Gönül, bu noktada, aracı kurumların başta kurumsal finansman olmak üzere araştırma ve analiz bölümlerini geliştirmelerinin sektörün geleceği açısından uzun vadeli bir yatırım olarak baktıkları konulardan olduğunu ifade ederek, gelecek dönemde yatırımcıların nitelikli raporlara daha kolay ulaşacağı platformu da hayata geçireceklerini bildirdi.

 

"Blockchain teknolojileri, kripto paralar ve fintek gibi kavramların gelişimlerini yakından takip ediyoruz"

 

SPK Başkanı Gönül, piyasanın ihtiyaçlarını yakından takip etmek, gelişmeleri doğru okumak, öz eleştiri yapmak ve istişarenin sektörü ileri taşıyacağını belirterek, “Bu nedenle, sermaye piyasasının tüm oyuncularını bir araya getiren bu kongreyi, sektörün kendini gözden geçirip ihtiyaçlarını ortak akıl ile tespit edebilmesi için çok önemli bir fırsat olarak görüyoruz” dedi.

 

Küresel sermaye piyasalarının hızlı bir şekilde değişim geçirdiği bu süreçte, SPK olarak yeni ihtiyaçları yakından takip ettiklerini ve gerekli altyapıyı oluşturmak için gerekli gayreti sarf ettiklerini anlatan Gönül, sözlerini şöyle sürdürdü:

 

“Bu kapsamda, küresel finansal mimarideki dönüşümün anahtar kelimeleri olan blockchain teknolojileri, kripto paralar ve fintek gibi kavramların gelişimlerini yakından takip etmekte olduğumuzu belirtmek isterim.
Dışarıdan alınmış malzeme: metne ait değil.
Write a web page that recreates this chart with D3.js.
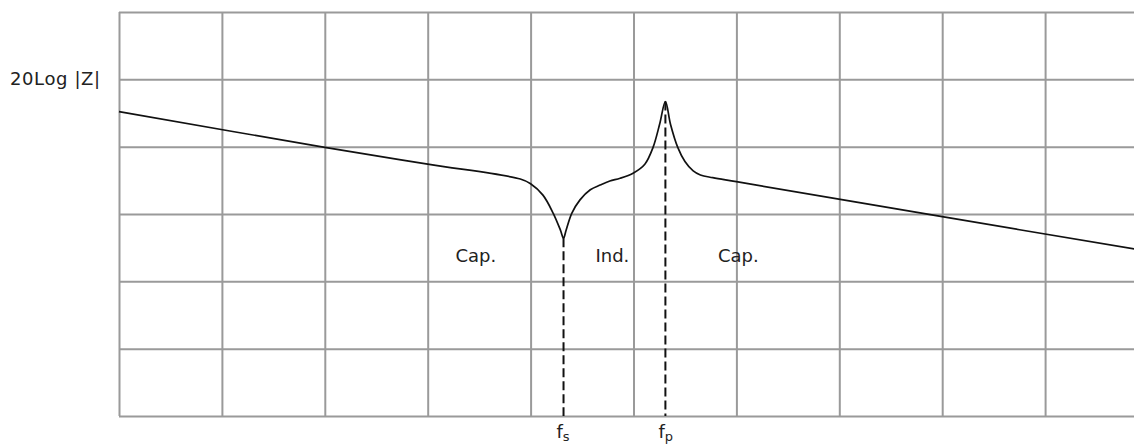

Finansal istikrar, yatırımcı güveni, sermaye birikimi ve sermayenin etkin bir şekilde şirketlere dağıtımında sermaye piyasasının kritik bir rolü hepinizin malumudur. SPK olarak tüm ölçekteki şirketlerin sermaye piyasası yoluyla finansmana erişimini kolaylaştırmayı ve bu sayede yenilikçi, dijital ve yeşil dönüşümün öncülüğünü yapan şirketlerin, sermaye piyasası aracılığıyla finansmana ulaşmasını amaçlıyoruz. Kurulumuz, yatırımcıların etkin korunması ve şirketlerin sermayeye kolay ulaşımı arasındaki hassas dengeyi gözeterek düzenleme, denetim, gözetim ve piyasayı geliştirme çalışmalarına devam etmektedir.”

 

Gönül, gelecek dönemde, sermaye piyasalarındaki risklerin daha yakından takibi için bir risk merkezi oluşturulması, karbon piyasasının geliştirilmesi, sürdürülebilirlik, finansal teknolojiler ve finansal okuryazarlığın yaygınlaştırılması konularındaki çalışmaları da kamuoyu ile paylaşacaklarını bildirdi.

 

SPK Başkanı Gönül, 6. Türkiye Sermaye Piyasaları Kongresi’nin daha güçlü bir sermaye piyasası için yararlı olmasını temenni etti.

 

“Borsa İstanbul olarak iş yapma modelimizi değiştirdik”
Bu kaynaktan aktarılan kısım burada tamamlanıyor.